Debate on YouTube: a guest post by Fred McVittie

Outline and Rationale

The Youtube platform has, since its earliest inception, offered the opportunity for topics of interest to be ‘debated’.  Initially these debates were informal (i.e. not following any of the recognised structures of debates) and usually used the ‘video response’ function.  This functionality was removed from the site in 2014, and whilst response videos are still made they do not have the profile they once had (and now tend to appeal more to ‘pwnage’ than honest argumentation).

More recently debating has returned to the site through the use of Google Hangouts, which allow disputants to engage ‘live’ with one another in an online version of more traditional debating formats, c.f. The debate between Dr Kristi Winters and Carl Benjamin (Sargon of Akkad).  This debate had many of the features of a standard debate, including the presence of a moderator, time-limited Opening and Closing Statements, and opportunities for Rebuttals, again time-limited.

(It is worth noting that this online version of a debate had the advantage of allowing participants to cite their sources and have them appear in the description of the video, a feature not present in live offline debates).

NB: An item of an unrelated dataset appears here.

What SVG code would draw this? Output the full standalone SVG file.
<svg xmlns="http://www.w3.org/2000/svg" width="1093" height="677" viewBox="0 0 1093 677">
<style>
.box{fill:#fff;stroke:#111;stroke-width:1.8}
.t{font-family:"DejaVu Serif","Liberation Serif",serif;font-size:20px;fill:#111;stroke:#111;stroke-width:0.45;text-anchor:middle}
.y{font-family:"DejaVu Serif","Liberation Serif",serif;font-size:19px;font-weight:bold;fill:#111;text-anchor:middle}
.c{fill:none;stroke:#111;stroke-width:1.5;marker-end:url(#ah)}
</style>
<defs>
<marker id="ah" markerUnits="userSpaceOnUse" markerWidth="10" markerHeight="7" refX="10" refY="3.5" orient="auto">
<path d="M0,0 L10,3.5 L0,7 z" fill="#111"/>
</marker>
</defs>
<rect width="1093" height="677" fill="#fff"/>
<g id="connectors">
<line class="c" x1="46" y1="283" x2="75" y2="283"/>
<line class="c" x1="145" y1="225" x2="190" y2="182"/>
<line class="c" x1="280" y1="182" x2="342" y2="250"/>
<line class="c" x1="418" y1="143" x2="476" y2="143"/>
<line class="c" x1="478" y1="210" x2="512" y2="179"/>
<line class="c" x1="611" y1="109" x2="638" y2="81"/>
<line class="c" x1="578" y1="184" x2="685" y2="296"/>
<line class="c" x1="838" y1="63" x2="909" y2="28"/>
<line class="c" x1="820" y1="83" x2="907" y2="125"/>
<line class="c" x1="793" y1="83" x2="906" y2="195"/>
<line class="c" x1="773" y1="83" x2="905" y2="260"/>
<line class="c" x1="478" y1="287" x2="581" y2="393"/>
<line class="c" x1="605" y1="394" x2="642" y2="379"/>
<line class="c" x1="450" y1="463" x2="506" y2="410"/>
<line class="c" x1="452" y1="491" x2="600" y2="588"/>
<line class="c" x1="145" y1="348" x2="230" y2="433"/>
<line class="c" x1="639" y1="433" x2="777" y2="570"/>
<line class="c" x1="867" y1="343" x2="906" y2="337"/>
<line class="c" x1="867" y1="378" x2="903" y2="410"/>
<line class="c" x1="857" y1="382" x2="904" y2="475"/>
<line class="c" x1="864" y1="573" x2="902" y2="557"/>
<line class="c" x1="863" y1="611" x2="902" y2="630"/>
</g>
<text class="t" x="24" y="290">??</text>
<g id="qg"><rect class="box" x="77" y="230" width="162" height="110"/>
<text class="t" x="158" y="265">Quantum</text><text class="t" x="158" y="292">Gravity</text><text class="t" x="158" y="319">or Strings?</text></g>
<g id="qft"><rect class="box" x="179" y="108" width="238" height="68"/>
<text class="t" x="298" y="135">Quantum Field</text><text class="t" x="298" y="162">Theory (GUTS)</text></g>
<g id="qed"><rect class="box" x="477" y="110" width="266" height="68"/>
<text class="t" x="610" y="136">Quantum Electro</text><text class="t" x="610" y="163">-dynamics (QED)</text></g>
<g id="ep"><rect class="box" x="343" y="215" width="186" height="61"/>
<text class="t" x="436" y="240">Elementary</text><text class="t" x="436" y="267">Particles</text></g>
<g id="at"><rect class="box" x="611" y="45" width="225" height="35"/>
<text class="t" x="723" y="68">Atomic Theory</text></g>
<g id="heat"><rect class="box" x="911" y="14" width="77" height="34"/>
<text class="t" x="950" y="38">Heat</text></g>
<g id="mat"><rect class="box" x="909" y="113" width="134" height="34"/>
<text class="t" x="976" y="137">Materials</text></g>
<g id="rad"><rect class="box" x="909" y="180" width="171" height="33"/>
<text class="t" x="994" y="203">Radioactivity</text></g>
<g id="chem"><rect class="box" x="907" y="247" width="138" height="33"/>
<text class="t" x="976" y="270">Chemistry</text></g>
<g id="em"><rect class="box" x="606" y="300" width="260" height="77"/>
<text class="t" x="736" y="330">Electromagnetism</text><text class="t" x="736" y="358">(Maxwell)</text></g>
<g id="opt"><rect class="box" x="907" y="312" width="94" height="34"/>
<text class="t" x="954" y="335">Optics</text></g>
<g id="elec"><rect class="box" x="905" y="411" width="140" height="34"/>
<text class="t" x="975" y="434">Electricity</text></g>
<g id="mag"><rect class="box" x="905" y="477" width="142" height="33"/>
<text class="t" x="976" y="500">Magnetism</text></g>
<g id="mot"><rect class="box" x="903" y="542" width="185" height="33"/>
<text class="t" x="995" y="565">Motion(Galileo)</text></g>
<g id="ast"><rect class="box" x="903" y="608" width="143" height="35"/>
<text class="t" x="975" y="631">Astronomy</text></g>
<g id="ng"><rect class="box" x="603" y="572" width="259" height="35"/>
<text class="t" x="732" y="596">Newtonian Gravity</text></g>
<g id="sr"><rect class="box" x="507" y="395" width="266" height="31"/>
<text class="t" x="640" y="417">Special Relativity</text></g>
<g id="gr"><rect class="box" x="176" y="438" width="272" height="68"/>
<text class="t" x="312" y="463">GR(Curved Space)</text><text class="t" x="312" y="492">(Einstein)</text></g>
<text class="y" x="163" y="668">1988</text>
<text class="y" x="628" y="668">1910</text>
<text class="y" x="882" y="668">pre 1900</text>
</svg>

There are advantages and disadvantages to both of these systems:

Video Responses:

  • Advantages
    • They are naturally time-limited without the need for moderation
    • Opportunity for good preparation
    • Sources offered by ‘opponent’ can be considered
    • New sources can be found to advance one’s argument
    • Input can be given by viewers which might be taken into consideration
    • Video response format is not limited to ‘talking head’ and might include graphics, quotations, clips from video being responded to etc.
  • Disadvantages
    • Potential difficulty in following chain of debate (particularly since video response feature was removed from Youtube).
    • Different subscriber numbers for participants might mean different viewing numbers for the ‘sides’ of the debate.
    • Response videos have something of a bad reputation.

Google Hangout/Livestream

  • Advantages
    • Liveness
    • All the debate is in one place
    • Familiarity (they are similar to offline live debates)
    • Rebuttals are spontaneous, therefore indicator of live knowledge (maybe)
    • Questions and comments from viewers can be collected from Chat (not necessarily an advantage).
  • Disadvantages
    • As with live debates, they prioritise rhetorical flair and quick-wittedness over capacity to marshal information to construct an argument or rebuttal.
    • Don’t allow for checking of sources.
    • Doesn’t (necessarily) allow for an ‘equilibrating’ of styles.
    • Is constrained to talking head format.
    • Potential technical problems with live streaming.
    • Can be over-long
    • Different experiences for ‘live’ viewers (who have access to the Chat feature) vs. those watching the recording later.

A disadvantage shared by both systems is that the Youtube environment is not always supportive of ordered discourse.  Comment sections particularly can become hostile or partisan, neither of which condition contributes positively to the advancement of intelligent life.


To initiate a system which combines the advantages of Video Responses with those of Hangouts/Livestreaming.  The following structure is proposed:

  1. Debates are between two participants.
  2. A specific proposition is selected in advance, with participants taken the position of ‘Proposer’ (arguing the Affirmative) and ‘Respondant’ (arguing the Negative).
  3. Each participant makes a 10 minute video containing their Opening Statement with regard to the proposition.
  4. These Statements are uploaded to Youtube and set to go live at the same time.
  5. After a fixed period of time, say 24 hours, each participant uploads a Rebuttal video to Youtube, again set to go live at the same time.
  6. A second Rebuttal video is uploaded and made live a fixed period of time after that, say a further 24 hours.
  7. Participants each upload a final video containing their Closing Statement after a final fixed period of time.
  8. (Optional) Participants take part in a joint hangout in which they discuss the debate.
  9. All videos are posted onto a website set up for the purpose.
  10. Comments on the website are moderated according to clear guidelines.